**EXERCISE:** Your copy should hold exactly the lines from the one containing "Write the Plotly code for this chart." to the one containing "import plotly.graph_objects as go", inclusive, with no pictures.

**DATA ROWS:**
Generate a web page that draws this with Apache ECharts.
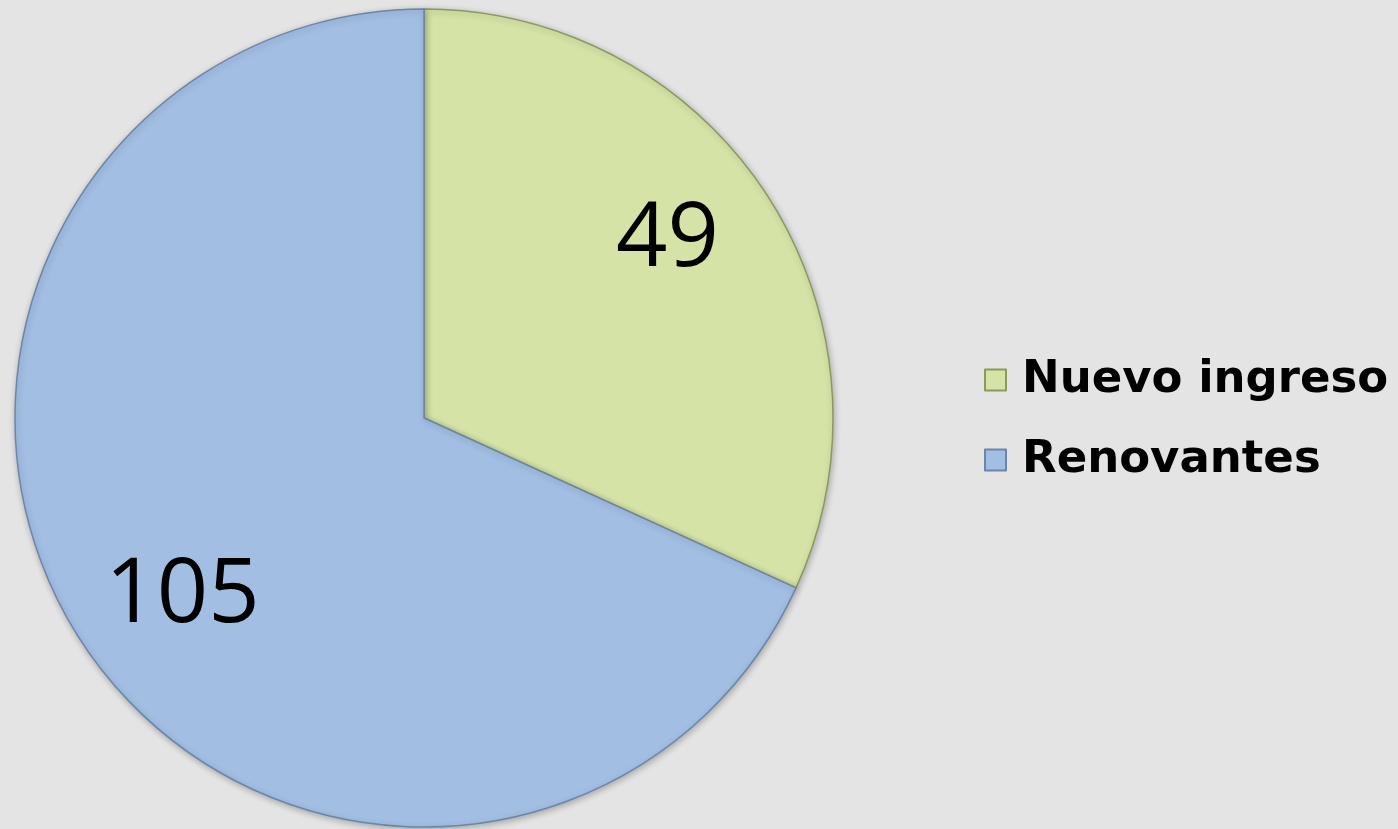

* * *

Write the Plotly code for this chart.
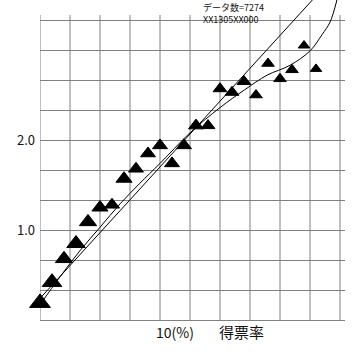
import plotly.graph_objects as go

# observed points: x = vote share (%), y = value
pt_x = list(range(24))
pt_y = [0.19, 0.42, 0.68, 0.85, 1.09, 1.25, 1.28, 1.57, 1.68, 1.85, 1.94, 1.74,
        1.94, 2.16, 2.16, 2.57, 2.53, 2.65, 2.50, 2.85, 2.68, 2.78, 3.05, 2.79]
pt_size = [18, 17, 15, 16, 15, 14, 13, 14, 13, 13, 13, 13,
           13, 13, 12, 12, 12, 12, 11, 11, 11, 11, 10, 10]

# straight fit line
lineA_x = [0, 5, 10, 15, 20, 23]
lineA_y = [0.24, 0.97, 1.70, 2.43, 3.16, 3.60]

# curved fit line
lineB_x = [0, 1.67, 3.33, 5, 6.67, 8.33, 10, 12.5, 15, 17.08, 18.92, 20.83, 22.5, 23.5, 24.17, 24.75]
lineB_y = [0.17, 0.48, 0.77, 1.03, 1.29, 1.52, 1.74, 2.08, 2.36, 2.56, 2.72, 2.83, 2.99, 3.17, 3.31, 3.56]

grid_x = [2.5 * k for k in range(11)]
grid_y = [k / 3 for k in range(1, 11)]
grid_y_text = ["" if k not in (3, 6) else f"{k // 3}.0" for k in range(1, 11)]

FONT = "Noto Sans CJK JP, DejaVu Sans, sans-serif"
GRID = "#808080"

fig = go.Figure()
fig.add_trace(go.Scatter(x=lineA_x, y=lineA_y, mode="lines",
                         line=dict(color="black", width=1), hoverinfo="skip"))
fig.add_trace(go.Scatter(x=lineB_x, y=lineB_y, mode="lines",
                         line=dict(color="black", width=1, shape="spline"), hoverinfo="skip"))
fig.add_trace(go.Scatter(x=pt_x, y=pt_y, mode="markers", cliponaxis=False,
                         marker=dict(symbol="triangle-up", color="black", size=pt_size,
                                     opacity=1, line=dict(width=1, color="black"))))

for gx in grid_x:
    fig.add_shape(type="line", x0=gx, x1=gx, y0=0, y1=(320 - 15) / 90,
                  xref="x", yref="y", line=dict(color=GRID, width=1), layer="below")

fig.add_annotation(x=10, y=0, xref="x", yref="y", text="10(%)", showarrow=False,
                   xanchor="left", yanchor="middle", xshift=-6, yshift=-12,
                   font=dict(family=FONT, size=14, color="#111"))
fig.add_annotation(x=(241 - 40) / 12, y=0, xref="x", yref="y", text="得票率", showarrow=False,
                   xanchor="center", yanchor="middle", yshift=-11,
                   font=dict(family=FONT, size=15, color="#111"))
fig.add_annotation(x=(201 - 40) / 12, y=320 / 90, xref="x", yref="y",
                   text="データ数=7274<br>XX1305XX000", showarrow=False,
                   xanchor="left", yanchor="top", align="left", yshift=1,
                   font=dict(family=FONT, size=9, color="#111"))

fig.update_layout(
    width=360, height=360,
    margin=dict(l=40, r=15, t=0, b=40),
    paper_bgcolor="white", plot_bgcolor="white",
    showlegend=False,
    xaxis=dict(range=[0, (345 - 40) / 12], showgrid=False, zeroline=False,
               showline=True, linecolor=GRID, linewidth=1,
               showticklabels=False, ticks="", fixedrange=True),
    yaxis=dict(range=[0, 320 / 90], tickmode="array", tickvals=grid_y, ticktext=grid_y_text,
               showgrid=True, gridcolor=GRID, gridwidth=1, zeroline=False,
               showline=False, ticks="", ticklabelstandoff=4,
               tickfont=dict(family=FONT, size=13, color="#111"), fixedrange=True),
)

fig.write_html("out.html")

...

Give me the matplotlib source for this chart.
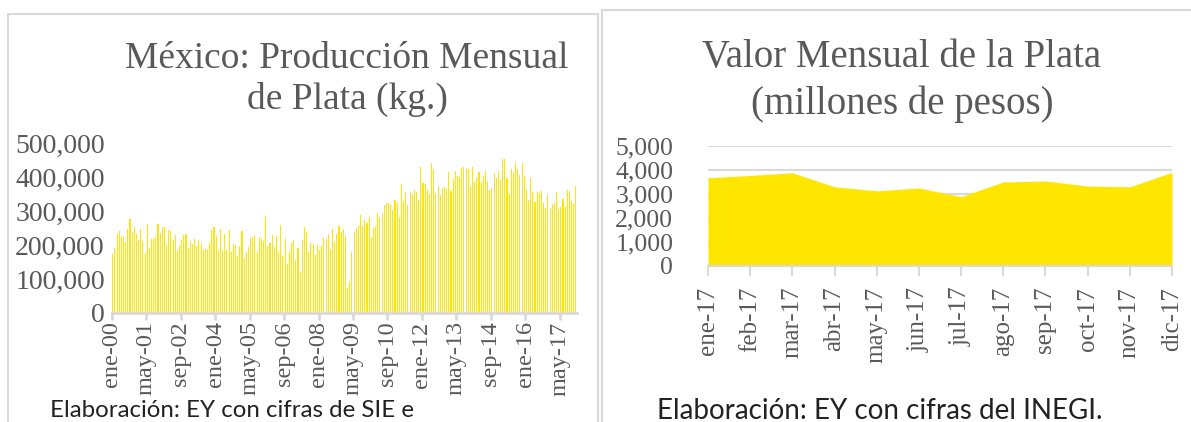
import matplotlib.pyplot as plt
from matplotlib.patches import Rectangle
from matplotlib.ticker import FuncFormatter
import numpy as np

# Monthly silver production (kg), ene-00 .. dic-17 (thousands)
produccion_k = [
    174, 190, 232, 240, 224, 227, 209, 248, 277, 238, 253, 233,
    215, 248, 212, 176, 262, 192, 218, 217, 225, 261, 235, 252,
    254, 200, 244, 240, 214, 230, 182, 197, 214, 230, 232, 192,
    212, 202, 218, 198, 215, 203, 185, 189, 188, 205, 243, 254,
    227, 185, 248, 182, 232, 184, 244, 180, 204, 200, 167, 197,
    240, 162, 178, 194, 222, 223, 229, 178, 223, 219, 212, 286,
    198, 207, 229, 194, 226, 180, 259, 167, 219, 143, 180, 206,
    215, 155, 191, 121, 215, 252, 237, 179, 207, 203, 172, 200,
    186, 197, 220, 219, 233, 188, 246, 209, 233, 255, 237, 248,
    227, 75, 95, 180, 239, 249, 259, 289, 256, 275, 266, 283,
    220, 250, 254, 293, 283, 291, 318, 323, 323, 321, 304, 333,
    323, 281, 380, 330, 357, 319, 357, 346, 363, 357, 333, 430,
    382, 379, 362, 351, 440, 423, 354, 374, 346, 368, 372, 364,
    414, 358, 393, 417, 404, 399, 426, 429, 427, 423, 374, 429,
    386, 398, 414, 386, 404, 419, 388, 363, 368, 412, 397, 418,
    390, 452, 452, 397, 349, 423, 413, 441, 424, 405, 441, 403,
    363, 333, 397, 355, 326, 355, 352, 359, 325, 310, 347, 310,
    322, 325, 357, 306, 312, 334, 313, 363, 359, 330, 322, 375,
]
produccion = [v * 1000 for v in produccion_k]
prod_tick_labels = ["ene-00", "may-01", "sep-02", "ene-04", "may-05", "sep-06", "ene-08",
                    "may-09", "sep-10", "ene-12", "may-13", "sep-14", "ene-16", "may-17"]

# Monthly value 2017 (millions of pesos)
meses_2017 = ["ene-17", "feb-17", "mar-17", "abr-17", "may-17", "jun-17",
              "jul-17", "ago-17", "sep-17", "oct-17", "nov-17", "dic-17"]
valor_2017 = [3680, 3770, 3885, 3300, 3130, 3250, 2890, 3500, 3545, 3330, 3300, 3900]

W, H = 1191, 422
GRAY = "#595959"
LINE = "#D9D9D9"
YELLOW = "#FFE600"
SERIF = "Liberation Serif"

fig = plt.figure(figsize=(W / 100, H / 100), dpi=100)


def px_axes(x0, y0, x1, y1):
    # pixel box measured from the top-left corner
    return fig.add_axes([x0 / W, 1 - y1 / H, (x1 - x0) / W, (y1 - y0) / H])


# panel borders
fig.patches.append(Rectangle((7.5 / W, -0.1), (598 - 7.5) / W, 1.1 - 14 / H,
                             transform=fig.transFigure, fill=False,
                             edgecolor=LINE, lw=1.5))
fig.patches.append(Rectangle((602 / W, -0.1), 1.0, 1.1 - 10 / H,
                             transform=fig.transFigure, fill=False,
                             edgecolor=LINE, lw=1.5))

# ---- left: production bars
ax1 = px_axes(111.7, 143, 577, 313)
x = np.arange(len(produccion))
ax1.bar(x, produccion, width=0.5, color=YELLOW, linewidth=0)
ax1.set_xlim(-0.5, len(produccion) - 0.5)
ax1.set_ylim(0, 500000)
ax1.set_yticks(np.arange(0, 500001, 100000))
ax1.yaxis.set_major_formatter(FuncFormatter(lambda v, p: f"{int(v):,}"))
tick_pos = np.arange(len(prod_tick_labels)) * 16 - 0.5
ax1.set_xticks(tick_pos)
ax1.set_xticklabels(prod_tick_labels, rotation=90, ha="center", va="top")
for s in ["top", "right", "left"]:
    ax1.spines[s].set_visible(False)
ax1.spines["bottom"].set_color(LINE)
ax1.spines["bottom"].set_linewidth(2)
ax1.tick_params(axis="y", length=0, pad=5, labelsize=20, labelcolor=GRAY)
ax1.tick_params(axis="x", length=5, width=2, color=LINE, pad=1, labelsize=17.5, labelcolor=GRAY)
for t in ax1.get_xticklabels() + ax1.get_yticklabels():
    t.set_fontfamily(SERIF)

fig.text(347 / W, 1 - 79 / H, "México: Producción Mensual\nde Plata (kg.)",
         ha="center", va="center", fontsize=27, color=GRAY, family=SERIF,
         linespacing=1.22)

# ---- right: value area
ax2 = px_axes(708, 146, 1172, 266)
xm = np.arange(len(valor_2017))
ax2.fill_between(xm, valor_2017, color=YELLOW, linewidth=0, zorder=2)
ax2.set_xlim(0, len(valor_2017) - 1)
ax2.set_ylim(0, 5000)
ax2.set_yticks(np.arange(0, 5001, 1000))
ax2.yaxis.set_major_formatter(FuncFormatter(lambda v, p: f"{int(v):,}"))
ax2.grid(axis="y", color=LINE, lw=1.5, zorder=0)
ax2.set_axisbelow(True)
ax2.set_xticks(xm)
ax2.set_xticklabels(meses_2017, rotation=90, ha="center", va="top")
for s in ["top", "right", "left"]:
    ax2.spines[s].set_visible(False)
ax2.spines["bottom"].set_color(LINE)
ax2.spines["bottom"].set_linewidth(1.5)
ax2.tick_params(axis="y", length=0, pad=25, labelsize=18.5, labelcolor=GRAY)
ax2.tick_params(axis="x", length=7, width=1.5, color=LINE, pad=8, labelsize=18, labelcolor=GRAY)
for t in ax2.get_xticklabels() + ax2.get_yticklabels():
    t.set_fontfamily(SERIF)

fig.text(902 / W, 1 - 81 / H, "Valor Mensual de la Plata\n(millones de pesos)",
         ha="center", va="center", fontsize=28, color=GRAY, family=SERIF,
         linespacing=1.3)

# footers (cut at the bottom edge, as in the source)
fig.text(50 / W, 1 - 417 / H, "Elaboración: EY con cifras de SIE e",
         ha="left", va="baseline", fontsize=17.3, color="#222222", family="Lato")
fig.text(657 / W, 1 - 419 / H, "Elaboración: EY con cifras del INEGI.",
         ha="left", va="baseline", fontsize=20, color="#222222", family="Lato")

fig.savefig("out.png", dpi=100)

**FINAL ANSWER:**
Write the Plotly code for this chart.
import plotly.graph_objects as go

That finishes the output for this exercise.